There was a certain predictability about my childhood that I found very comforting both as a child living it and now as an adult remembering it, not just in the schedule that we followed or the company that we kept, but in the fact that my parents ordered their lives and the decisions that they made according to their faith.  While they might have surprised me once in a while, I don’t remember there ever being any unhappy surprises, nothing that would tilt our home off-center, so to speak.  That’s because they made a decision early in their marriage to build their home on the solid rock of Jesus Christ and the truth of God’s Word.

They didn’t, as I see some Christian parents doing these days, spend a lot of time worrying about whether or not they were being given the chance to exercise their freedom in Christ, distracting friends and family members with the “permissible,” but not so “beneficial,” choices that they were making.  Instead, they ran toward Jesus, leaving others to quibble about where the line between “do” and “don’t” might be for them.  If there was ever a question whether they should or shouldn’t do something, they didn’t, and that made me feel safe.
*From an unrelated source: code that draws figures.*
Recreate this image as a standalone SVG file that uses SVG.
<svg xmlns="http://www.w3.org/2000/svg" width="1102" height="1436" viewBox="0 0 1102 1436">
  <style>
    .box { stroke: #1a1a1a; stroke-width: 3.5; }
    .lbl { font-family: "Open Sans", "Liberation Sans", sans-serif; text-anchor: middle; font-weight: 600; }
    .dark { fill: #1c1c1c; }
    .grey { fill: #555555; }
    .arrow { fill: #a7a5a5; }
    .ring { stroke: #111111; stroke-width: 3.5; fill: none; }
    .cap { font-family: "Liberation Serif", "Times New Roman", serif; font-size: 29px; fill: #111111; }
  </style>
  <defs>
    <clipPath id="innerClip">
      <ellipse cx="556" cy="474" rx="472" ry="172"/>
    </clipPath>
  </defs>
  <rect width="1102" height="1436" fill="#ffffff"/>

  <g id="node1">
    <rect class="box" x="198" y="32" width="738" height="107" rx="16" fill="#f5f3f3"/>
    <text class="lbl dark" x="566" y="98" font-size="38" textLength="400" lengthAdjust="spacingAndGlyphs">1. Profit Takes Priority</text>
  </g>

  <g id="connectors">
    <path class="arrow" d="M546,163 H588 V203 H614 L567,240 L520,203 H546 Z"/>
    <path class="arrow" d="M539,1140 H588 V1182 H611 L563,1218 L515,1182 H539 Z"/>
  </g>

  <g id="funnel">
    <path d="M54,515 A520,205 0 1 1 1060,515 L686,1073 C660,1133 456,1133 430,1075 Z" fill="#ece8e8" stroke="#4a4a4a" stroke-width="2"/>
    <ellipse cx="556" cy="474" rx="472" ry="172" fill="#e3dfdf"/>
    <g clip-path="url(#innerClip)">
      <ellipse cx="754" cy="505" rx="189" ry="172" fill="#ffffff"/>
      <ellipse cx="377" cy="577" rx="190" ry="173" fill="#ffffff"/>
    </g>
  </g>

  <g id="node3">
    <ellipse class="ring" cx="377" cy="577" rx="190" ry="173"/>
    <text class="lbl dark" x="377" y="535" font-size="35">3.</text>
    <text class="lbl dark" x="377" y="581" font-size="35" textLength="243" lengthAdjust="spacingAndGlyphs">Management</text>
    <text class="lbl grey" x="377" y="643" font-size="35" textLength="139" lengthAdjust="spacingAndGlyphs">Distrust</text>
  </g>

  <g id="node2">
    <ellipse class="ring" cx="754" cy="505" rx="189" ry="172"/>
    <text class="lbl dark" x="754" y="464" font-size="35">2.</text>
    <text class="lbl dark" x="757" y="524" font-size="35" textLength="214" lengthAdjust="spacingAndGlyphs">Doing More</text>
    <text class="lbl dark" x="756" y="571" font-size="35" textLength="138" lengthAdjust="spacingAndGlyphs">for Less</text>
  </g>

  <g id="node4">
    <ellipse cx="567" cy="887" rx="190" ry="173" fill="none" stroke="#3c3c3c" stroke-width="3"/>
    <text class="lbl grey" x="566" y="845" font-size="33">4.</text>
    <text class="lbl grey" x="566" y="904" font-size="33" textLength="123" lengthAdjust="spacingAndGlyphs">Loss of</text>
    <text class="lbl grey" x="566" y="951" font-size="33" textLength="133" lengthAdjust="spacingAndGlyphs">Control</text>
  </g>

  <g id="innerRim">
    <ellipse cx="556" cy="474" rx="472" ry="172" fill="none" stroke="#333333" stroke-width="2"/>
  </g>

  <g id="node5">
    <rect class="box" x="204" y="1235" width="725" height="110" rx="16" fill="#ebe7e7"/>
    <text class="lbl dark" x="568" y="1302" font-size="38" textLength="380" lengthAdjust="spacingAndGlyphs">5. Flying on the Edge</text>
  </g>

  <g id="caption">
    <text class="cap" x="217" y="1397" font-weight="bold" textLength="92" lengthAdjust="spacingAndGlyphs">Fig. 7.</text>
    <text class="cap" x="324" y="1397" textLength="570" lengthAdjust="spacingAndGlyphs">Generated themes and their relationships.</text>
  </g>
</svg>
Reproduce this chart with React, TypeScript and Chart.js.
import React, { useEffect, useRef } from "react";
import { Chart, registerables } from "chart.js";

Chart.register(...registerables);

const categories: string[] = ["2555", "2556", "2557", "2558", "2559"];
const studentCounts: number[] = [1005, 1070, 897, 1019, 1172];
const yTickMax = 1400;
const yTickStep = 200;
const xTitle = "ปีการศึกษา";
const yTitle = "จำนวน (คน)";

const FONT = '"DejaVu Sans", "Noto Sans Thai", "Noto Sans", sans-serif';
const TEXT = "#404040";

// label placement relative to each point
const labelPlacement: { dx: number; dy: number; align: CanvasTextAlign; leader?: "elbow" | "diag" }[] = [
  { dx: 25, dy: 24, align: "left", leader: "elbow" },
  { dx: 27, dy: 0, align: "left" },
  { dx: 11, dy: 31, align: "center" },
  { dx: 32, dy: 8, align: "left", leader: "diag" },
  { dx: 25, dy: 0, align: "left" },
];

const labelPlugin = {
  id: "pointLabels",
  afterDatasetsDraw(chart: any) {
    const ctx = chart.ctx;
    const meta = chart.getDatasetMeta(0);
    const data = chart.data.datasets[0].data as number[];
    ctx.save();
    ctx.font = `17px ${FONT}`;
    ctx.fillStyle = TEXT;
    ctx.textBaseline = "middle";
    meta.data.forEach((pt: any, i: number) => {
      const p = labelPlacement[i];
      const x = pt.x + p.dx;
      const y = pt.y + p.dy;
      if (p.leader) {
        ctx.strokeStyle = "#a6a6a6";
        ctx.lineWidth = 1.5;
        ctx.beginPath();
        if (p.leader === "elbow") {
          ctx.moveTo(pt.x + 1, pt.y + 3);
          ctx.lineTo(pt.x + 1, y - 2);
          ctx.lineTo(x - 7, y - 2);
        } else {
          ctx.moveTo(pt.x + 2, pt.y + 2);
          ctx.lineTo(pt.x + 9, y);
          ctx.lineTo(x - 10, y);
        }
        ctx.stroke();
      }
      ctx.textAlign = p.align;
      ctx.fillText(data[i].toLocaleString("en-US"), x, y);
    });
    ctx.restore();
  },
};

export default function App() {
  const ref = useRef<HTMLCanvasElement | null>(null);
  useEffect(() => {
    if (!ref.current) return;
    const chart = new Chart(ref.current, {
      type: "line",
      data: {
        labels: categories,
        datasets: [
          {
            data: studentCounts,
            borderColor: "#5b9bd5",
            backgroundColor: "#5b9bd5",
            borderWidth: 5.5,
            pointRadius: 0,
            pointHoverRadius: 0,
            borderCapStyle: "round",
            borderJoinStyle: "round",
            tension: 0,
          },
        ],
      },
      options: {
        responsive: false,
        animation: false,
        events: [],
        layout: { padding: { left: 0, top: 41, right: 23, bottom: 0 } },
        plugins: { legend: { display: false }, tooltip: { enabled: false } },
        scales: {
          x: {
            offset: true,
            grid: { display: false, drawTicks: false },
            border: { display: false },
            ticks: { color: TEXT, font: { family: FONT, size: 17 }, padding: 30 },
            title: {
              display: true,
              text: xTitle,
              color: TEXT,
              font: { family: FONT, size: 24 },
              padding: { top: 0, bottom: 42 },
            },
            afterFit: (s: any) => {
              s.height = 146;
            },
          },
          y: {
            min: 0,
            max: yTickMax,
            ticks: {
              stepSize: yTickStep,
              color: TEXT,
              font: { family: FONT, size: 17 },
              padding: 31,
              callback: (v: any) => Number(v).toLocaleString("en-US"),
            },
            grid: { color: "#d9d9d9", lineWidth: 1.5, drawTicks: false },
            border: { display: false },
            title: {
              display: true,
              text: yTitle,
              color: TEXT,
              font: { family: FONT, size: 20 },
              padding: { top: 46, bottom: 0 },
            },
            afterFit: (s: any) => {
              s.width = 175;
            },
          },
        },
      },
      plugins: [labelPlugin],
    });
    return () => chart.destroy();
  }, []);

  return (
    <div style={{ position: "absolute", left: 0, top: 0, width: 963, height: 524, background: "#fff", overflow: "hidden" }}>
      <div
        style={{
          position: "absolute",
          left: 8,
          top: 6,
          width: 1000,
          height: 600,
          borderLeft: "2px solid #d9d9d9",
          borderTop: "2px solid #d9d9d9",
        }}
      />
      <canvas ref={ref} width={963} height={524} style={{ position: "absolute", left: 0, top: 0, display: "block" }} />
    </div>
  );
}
As I grew up and became an adult, it did even more for me.  Just as the early Christians had Paul’s example to follow when first learning how to walk with Jesus, I had the example of my parents.  Now, I’m not saying they were perfect parents or that their marriage was perfect.  That would be a lie.  They made mistakes, just as any human trying to live a divine life will, but their hearts never left their first love.  And they never gave up.

Likewise, I was an imperfect child and an even more imperfect teenager, making more mistakes born of curiosity about how “the other half” lived than anything else.  However, God's Word tells us that if you train up a child in the way he should go, when he is old, he will not depart from it.  It doesn’t say that he will never stray, just that at some point, he will return to stay.  That was certainly true of my life, and it was much easier for me to return and stay than it was for those whose parents had claimed devotion to Jesus and then lived something else at home.  They still had to determine what was true and discern right from wrong for themselves before they were able to find rest.   All I had to do was match my parents' steps.